### Directions for this task
Pictures in the entries below are to be left out; otherwise, reproduce exactly the lines from the first through the line containing "import seaborn as sns".
--------------------
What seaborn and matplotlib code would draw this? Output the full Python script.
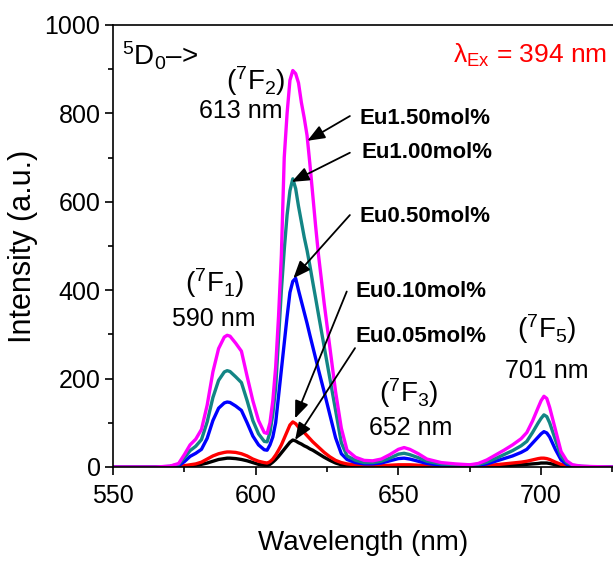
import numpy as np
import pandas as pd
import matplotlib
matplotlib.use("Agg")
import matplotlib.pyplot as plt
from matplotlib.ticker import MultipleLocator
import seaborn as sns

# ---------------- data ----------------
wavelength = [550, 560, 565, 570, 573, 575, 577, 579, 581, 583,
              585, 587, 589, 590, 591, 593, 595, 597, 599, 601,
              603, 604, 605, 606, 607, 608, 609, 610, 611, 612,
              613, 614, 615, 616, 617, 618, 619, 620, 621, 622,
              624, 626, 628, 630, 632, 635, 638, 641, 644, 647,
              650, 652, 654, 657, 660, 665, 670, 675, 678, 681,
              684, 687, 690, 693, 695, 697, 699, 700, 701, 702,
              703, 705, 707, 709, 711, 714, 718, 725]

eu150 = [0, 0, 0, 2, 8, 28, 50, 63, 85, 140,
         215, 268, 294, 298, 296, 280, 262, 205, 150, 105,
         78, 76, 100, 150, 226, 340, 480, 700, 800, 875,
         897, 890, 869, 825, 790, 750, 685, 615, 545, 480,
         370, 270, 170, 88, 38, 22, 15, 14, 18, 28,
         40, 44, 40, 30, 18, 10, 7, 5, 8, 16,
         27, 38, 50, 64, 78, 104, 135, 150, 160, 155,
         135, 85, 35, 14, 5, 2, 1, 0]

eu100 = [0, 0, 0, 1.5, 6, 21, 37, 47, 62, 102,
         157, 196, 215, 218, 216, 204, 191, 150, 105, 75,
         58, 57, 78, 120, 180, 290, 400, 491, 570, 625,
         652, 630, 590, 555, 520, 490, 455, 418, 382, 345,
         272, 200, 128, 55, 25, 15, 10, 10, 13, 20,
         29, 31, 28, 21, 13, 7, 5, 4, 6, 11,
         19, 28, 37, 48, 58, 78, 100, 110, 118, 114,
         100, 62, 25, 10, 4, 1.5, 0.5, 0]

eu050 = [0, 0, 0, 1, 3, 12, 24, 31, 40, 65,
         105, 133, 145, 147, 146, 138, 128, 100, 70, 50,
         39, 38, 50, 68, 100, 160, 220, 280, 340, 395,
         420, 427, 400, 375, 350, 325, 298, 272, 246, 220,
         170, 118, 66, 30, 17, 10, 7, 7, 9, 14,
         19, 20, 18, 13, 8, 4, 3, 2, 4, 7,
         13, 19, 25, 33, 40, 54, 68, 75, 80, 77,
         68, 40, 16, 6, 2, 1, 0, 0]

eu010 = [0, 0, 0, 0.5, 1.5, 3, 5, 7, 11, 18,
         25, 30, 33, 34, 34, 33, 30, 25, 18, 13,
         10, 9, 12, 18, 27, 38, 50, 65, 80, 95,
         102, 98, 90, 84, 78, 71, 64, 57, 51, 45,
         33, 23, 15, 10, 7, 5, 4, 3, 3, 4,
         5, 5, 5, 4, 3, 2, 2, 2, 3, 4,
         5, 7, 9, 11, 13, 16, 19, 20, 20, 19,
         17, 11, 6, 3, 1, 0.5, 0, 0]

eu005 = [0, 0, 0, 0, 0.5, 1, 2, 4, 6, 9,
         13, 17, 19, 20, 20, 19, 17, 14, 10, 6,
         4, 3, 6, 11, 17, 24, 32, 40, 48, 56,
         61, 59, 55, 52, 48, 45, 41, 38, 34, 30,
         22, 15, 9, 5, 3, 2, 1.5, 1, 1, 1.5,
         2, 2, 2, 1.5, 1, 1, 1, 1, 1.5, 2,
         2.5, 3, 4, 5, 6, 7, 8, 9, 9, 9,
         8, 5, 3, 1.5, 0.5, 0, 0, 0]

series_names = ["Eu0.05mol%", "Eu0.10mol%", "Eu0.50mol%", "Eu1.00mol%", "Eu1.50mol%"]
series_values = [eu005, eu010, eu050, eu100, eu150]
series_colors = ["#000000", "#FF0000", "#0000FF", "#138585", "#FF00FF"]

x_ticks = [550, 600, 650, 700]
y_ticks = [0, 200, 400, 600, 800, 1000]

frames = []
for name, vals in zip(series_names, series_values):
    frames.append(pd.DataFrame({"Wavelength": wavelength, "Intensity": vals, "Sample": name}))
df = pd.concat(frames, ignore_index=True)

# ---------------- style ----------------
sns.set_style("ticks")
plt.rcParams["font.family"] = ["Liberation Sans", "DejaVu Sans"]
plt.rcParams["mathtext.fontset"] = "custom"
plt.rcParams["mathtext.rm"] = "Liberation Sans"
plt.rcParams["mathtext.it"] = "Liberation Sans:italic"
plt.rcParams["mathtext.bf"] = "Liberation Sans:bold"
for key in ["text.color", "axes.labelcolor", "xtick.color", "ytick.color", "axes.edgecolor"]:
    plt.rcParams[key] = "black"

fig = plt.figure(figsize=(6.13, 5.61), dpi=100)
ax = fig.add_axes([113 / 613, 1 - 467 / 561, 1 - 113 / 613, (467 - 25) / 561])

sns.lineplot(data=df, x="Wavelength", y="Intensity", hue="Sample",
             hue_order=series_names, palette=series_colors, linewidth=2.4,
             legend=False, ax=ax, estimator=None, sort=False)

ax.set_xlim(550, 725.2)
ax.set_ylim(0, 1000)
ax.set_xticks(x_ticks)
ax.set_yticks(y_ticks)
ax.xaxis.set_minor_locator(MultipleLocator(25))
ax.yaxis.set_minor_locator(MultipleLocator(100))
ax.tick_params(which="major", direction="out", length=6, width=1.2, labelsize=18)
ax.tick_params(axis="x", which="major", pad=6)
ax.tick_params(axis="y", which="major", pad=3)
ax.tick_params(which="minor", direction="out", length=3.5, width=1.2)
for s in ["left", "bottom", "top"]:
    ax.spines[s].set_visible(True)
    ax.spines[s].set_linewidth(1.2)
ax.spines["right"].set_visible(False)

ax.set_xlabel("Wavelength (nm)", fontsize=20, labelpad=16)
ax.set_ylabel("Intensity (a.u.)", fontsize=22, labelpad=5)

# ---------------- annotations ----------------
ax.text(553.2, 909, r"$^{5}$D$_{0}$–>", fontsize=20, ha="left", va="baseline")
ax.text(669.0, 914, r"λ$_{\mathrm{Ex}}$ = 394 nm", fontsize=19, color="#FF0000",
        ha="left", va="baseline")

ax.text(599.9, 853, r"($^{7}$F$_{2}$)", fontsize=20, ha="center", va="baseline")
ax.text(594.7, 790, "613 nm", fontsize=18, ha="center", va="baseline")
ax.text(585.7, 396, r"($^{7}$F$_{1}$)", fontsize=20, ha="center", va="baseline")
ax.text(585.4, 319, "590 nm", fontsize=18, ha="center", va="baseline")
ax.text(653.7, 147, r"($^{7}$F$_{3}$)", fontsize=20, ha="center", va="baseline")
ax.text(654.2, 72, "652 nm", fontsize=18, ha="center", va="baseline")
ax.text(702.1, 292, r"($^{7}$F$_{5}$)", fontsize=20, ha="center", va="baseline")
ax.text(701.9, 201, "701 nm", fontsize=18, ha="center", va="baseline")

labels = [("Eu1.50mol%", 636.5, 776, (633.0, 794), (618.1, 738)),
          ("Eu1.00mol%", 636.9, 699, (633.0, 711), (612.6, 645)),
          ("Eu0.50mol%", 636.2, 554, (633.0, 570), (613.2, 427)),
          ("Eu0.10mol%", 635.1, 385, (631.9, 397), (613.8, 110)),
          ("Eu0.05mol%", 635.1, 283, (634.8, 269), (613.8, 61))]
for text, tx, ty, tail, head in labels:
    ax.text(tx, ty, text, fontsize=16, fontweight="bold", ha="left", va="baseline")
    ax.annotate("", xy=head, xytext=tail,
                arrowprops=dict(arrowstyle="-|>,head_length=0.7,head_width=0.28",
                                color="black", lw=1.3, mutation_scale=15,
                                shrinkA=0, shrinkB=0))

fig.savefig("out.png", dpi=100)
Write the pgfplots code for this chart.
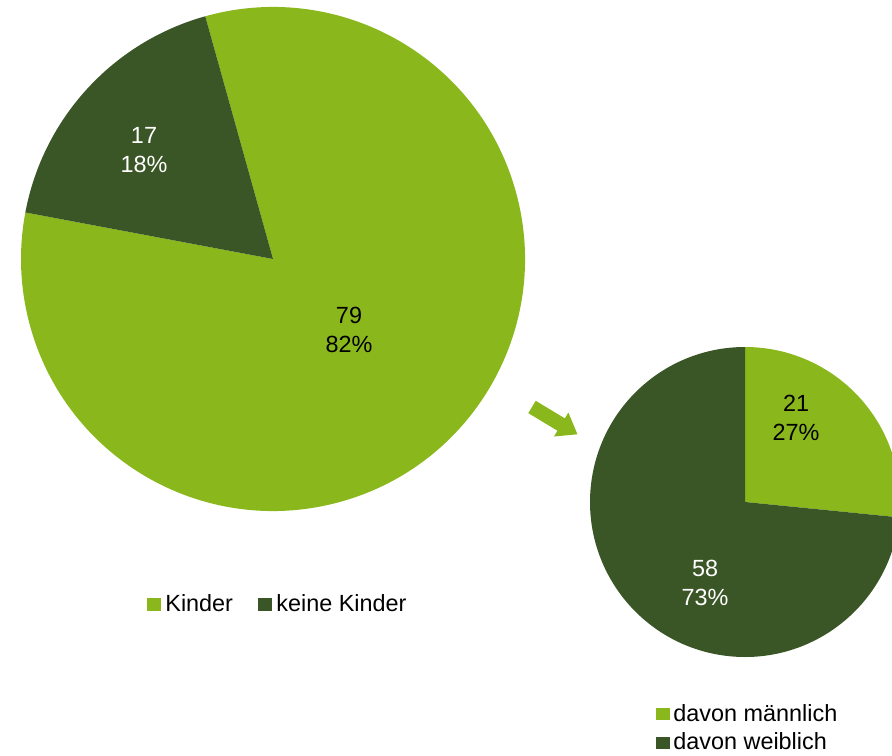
--------------------
### Complete output
What seaborn and matplotlib code would draw this? Output the full Python script.
import numpy as np
import pandas as pd
import matplotlib
matplotlib.use("Agg")
import matplotlib.pyplot as plt
from matplotlib.ticker import MultipleLocator
import seaborn as sns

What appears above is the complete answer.